** Start **

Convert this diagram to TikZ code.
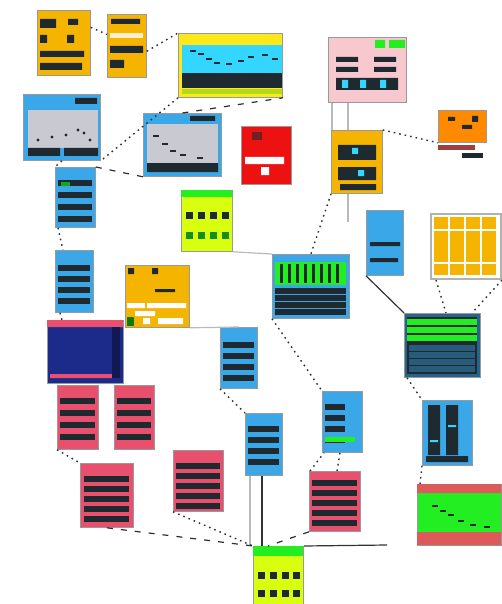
\documentclass[tikz,border=0pt]{standalone}
\usetikzlibrary{positioning}
\definecolor{amber}{HTML}{F5B400}
\definecolor{sky}{HTML}{3AA8E8}
\definecolor{aqua}{HTML}{33D6FF}
\definecolor{lemon}{HTML}{FFE81A}
\definecolor{lime}{HTML}{D8FF10}
\definecolor{leaf}{HTML}{22EE22}
\definecolor{rose}{HTML}{E8506E}
\definecolor{blush}{HTML}{F8C8CF}
\definecolor{navy}{HTML}{1C2A8A}
\definecolor{tangerine}{HTML}{FF8A00}
\definecolor{scarlet}{HTML}{EE1111}
\definecolor{ink}{HTML}{1E2A30}
\definecolor{slate}{HTML}{C9C9D2}
\definecolor{salmon}{HTML}{DD5A5A}
% rows of dark bars inside a screen: x, y, width, count, step, colour
\newcommand{\screenrows}[6]{%
  \foreach \i in {1,...,#4} \fill[#6] (#1,{#2+(\i-1)*#5}) rectangle ++(#3,6);}
\begin{document}
\begin{tikzpicture}[x=1pt,y=-1pt,
  thumb/.style={draw=gray!80, line width=0.8pt, inner sep=0pt, anchor=north west},
  link/.style={line width=1.4pt, gray!35!black, dash pattern=on 1.6pt off 4pt},
  dashlink/.style={line width=1.2pt, gray!35!black, dash pattern=on 6pt off 8pt},
  wire/.style={line width=1.2pt, gray!55}]
\useasboundingbox (0,0) rectangle (501,604);

% screens
\node[thumb, fill=amber, minimum width=53pt, minimum height=65pt] (menu) at (37,10) {};
\node[thumb, fill=amber, minimum width=39pt, minimum height=63pt] (options) at (107,14) {};
\node[thumb, fill=lemon, minimum width=104pt, minimum height=64pt] (chart) at (178,33) {};
\node[thumb, fill=sky, minimum width=77pt, minimum height=66pt] (plotA) at (23,94) {};
\node[thumb, fill=sky, minimum width=78pt, minimum height=63pt] (plotB) at (143,113) {};
\node[thumb, fill=scarlet, minimum width=50pt, minimum height=58pt] (alert) at (241,126) {};
\node[thumb, fill=blush, minimum width=78pt, minimum height=65pt] (mixer) at (328,37) {};
\node[thumb, fill=amber, minimum width=51pt, minimum height=63pt] (panel) at (331,130) {};
\node[thumb, fill=tangerine, minimum width=48pt, minimum height=32pt] (scope) at (438,110) {};
\node[thumb, fill=sky, minimum width=40pt, minimum height=60pt] (listA) at (55,167) {};
\node[thumb, fill=lime, minimum width=51pt, minimum height=61pt] (keypadA) at (181,190) {};
\node[thumb, fill=sky, minimum width=38pt, minimum height=62pt] (listB) at (55,250) {};
\node[thumb, fill=amber, minimum width=64pt, minimum height=62pt] (form) at (125,265) {};
\node[thumb, fill=navy, minimum width=76pt, minimum height=63pt] (editor) at (47,320) {};
\node[thumb, fill=sky, minimum width=37pt, minimum height=61pt] (listC) at (220,327) {};
\node[thumb, fill=sky, minimum width=77pt, minimum height=64pt] (seqA) at (272,254) {};
\node[thumb, fill=sky, minimum width=37pt, minimum height=65pt] (pick) at (366,210) {};
\node[thumb, fill=white, draw=gray!60, line width=2pt, minimum width=70pt, minimum height=65pt] (grid) at (430,213) {};
\node[thumb, fill=sky!60!black, minimum width=76pt, minimum height=64pt] (seqB) at (404,313) {};
\node[thumb, fill=rose, minimum width=41pt, minimum height=64pt] (menuR1) at (57,385) {};
\node[thumb, fill=rose, minimum width=40pt, minimum height=64pt] (menuR2) at (114,385) {};
\node[thumb, fill=rose, minimum width=53pt, minimum height=64pt] (menuR3) at (80,463) {};
\node[thumb, fill=rose, minimum width=50pt, minimum height=61pt] (menuR4) at (173,450) {};
\node[thumb, fill=sky, minimum width=37pt, minimum height=62pt] (listD) at (245,413) {};
\node[thumb, fill=sky, minimum width=40pt, minimum height=61pt] (listE) at (322,391) {};
\node[thumb, fill=rose, minimum width=51pt, minimum height=60pt] (menuR5) at (309,471) {};
\node[thumb, fill=sky, minimum width=50pt, minimum height=65pt] (meter) at (422,400) {};
\node[thumb, fill=leaf, minimum width=84pt, minimum height=61pt] (graph) at (417,484) {};
\node[thumb, fill=lime, minimum width=50pt, minimum height=58pt] (keypadB) at (253,546) {};
\coordinate (panelTail) at (348,222);
\coordinate (keypadTail) at (387,545);

% screen contents
\fill[ink] (40,19) rectangle (56,28) (68,19) rectangle (78,25) (40,35) rectangle (47,43)
  (67,35) rectangle (74,43) (40,51) rectangle (84,57) (40,63) rectangle (82,70);
\fill[ink] (111,19) rectangle (140,24) (110,46) rectangle (143,53) (110,60) rectangle (124,68);
\fill[white!80!amber] (110,33) rectangle (143,38);
\fill[aqua] (182,45) rectangle (282,73);
\fill[ink] (182,73) rectangle (282,88);
\fill[yellow!70!green] (182,89) rectangle (282,94);
\foreach \px/\py in {190/50,198/53,206/58,214/62,226/63,238/60,248/56,262/54,272/58}
  \fill[ink] (\px,\py) rectangle ++(6,2);
\fill[slate] (28,110) rectangle (98,148);
\fill[ink] (28,148) rectangle (60,156) (64,148) rectangle (98,156) (75,98) rectangle (97,104);
\foreach \px/\py in {38/140,52/137,66/135,78/130,84/133,90/140} \fill[ink] (\px,\py) circle (1.6);
\fill[slate] (147,124) rectangle (218,163);
\fill[ink] (147,163) rectangle (218,172) (190,116) rectangle (215,121);
\foreach \px/\py in {153/135,162/143,170/150,180/154,197/157} \fill[ink] (\px,\py) rectangle ++(6,2);
\fill[ink!60!scarlet] (252,132) rectangle (262,140);
\fill[white] (245,157) rectangle (284,164) (261,167) rectangle (269,175);
\fill[leaf] (375,40) rectangle (385,48) (389,40) rectangle (405,48);
\fill[ink] (336,57) rectangle (358,62) (336,67) rectangle (358,72) (374,57) rectangle (396,62)
  (374,67) rectangle (396,72) (336,78) rectangle (398,90);
\fill[aqua] (342,80) rectangle (348,88) (360,80) rectangle (366,88) (380,80) rectangle (386,88);
\fill[ink] (338,145) rectangle (376,160) (338,167) rectangle (376,180) (340,184) rectangle (376,190);
\fill[aqua] (352,148) rectangle (358,154) (358,170) rectangle (364,176);
\fill[ink] (448,117) rectangle (455,121) (462,125) rectangle (472,129) (472,116) rectangle (478,122);
\fill[salmon!70!black] (438,145) rectangle (475,150);
\fill[ink] (462,153) rectangle (483,158);
\screenrows{58}{180}{34}{4}{12}{ink}
\fill[leaf!70!black] (61,182) rectangle (70,186);
\fill[leaf] (181,190) rectangle (232,197);
\foreach \px in {186,198,210,222} {
  \fill[ink] (\px,212) rectangle ++(7,7);
  \fill[leaf!60!black] (\px,232) rectangle ++(7,7);
}
\screenrows{58}{265}{32}{4}{11}{ink}
\fill[ink] (128,268) rectangle (134,274) (152,268) rectangle (158,274) (155,289) rectangle (175,292);
\fill[white] (127,303) rectangle (145,308) (147,303) rectangle (186,308) (135,311) rectangle (155,316)
  (143,318) rectangle (150,324) (158,318) rectangle (183,324);
\fill[leaf!50!black] (127,317) rectangle (134,326);
\fill[rose] (47,320) rectangle (123,327) (50,374) rectangle (112,378);
\fill[navy!60!black] (112,327) rectangle (120,378);
\screenrows{223}{342}{31}{4}{11}{ink}
\fill[leaf] (275,262) rectangle (346,285);
\foreach \px in {280,288,296,304,312,320,328,336} \fill[ink] (\px,264) rectangle ++(3,19);
\screenrows{275}{288}{71}{4}{7}{ink}
\fill[ink] (370,242) rectangle (400,246) (370,258) rectangle (398,262);
\foreach \cx in {434,450,466,482} {
  \fill[amber] (\cx,217) rectangle ++(14,12);
  \fill[amber] (\cx,231) rectangle ++(14,31);
  \fill[amber] (\cx,264) rectangle ++(14,11);
}
\fill[ink] (407,317) rectangle (477,374);
\screenrows{407}{319}{70}{3}{8}{leaf}
\screenrows{409}{345}{66}{4}{7}{ink!60!sky}
\screenrows{60}{398}{35}{4}{12}{ink}
\screenrows{117}{398}{34}{4}{12}{ink}
\screenrows{84}{476}{45}{5}{10}{ink}
\screenrows{176}{463}{44}{5}{10}{ink}
\screenrows{312}{480}{45}{5}{10}{ink}
\screenrows{248}{426}{31}{4}{11}{ink}
\screenrows{325}{404}{20}{4}{11}{ink}
\fill[leaf] (325,437) rectangle (355,442);
\fill[ink] (428,405) rectangle (440,455) (446,405) rectangle (458,455) (426,456) rectangle (468,462);
\fill[aqua] (430,440) rectangle (438,442) (448,425) rectangle (456,427);
\fill[salmon] (417,484) rectangle (501,493) (417,532) rectangle (501,545);
\foreach \px/\py in {432/505,440/510,448/514,458/520,470/524,484/526} \fill[ink] (\px,\py) rectangle ++(6,2);
\fill[leaf] (253,546) rectangle (303,556);
\foreach \px in {258,270,282,293} {
  \fill[ink] (\px,572) rectangle ++(7,7);
  \fill[ink] (\px,590) rectangle ++(7,7);
}

% connectors
\draw[link] (menu.30) -- (options.150);
\draw[link] (options.-15) -- (chart.north west);
\draw[link] (chart.south west) -- (plotA.south east);
\draw[dashlink] (plotB.north) -- (chart.south east);
\draw[link] (plotA.south) -- (listA.north west);
\draw[dashlink] (listA.north east) -- (plotB.south west);
\draw[link] ([xshift=3pt]listA.south west) -- ([xshift=8pt]listB.north west);
\draw[link] ([xshift=5pt]listB.south west) -- ([xshift=15pt]editor.north west);
\draw[wire] (form.south east) -- (listC.north);
\draw[wire] (keypadA.south east) -- (seqA.north west);
\draw[link] (panel.south west) -- (seqA.north);
\draw[wire] ([xshift=4pt]mixer.south west) -- ([xshift=1pt]panel.north west);
\draw[wire] ([xshift=20pt]mixer.south west) -- ([xshift=17pt]panel.north west);
\draw[wire] ([xshift=17pt]panel.south west) -- (panelTail);
\draw[link] (panel.north east) -- (scope.south west);
\draw[wire, gray!40!black] (pick.south west) -- (seqB.north west);
\draw[link] ([xshift=6pt]grid.south west) -- ([xshift=42pt]seqB.north west);
\draw[link] (grid.south east) -- ([xshift=68pt]seqB.north west);
\draw[link] ([xshift=3pt]seqB.south west) -- (meter.north west);
\draw[link] (meter.south west) -- ([xshift=3pt]graph.north west);
\draw[link] (seqA.south west) -- (listE.north west);
\draw[link] (listC.south west) -- (listD.north west);
\draw[link] ([xshift=1pt]menuR5.north west) -- ([xshift=2pt]listE.south west);
\draw[link] ([xshift=28pt]menuR5.north west) -- ([xshift=18pt]listE.south west);
\draw[wire, gray!40!black] ([xshift=17pt]listD.south west) -- ([xshift=9pt]keypadB.north west);
\draw[wire] ([xshift=5pt]listD.south west) -- ([xshift=-3pt]keypadB.north west);
\draw[dashlink] (menuR3.south) -- (keypadB.north west);
\draw[link] (menuR4.south west) -- (keypadB.north west);
\draw[dashlink] (menuR5.south west) -- ([xshift=15pt]keypadB.north west);
\draw[wire, gray!40!black] (keypadB.north east) -- (keypadTail);
\draw[link] (menuR1.south west) -- (menuR3.north west);
\end{tikzpicture}
\end{document}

** End **

* _WORK REQUIRED_: Write out each line of the listing above, exactly, from its first line to the line holding "(0,0) rectangle (501,604);", inclusive. Skip the pictures.

* _RESULT FOR THIS TASK_:
Convert this diagram to TikZ code.
\documentclass[tikz,border=0pt]{standalone}
\usetikzlibrary{positioning}
\definecolor{amber}{HTML}{F5B400}
\definecolor{sky}{HTML}{3AA8E8}
\definecolor{aqua}{HTML}{33D6FF}
\definecolor{lemon}{HTML}{FFE81A}
\definecolor{lime}{HTML}{D8FF10}
\definecolor{leaf}{HTML}{22EE22}
\definecolor{rose}{HTML}{E8506E}
\definecolor{blush}{HTML}{F8C8CF}
\definecolor{navy}{HTML}{1C2A8A}
\definecolor{tangerine}{HTML}{FF8A00}
\definecolor{scarlet}{HTML}{EE1111}
\definecolor{ink}{HTML}{1E2A30}
\definecolor{slate}{HTML}{C9C9D2}
\definecolor{salmon}{HTML}{DD5A5A}
% rows of dark bars inside a screen: x, y, width, count, step, colour
\newcommand{\screenrows}[6]{%
  \foreach \i in {1,...,#4} \fill[#6] (#1,{#2+(\i-1)*#5}) rectangle ++(#3,6);}
\begin{document}
\begin{tikzpicture}[x=1pt,y=-1pt,
  thumb/.style={draw=gray!80, line width=0.8pt, inner sep=0pt, anchor=north west},
  link/.style={line width=1.4pt, gray!35!black, dash pattern=on 1.6pt off 4pt},
  dashlink/.style={line width=1.2pt, gray!35!black, dash pattern=on 6pt off 8pt},
  wire/.style={line width=1.2pt, gray!55}]
\useasboundingbox (0,0) rectangle (501,604);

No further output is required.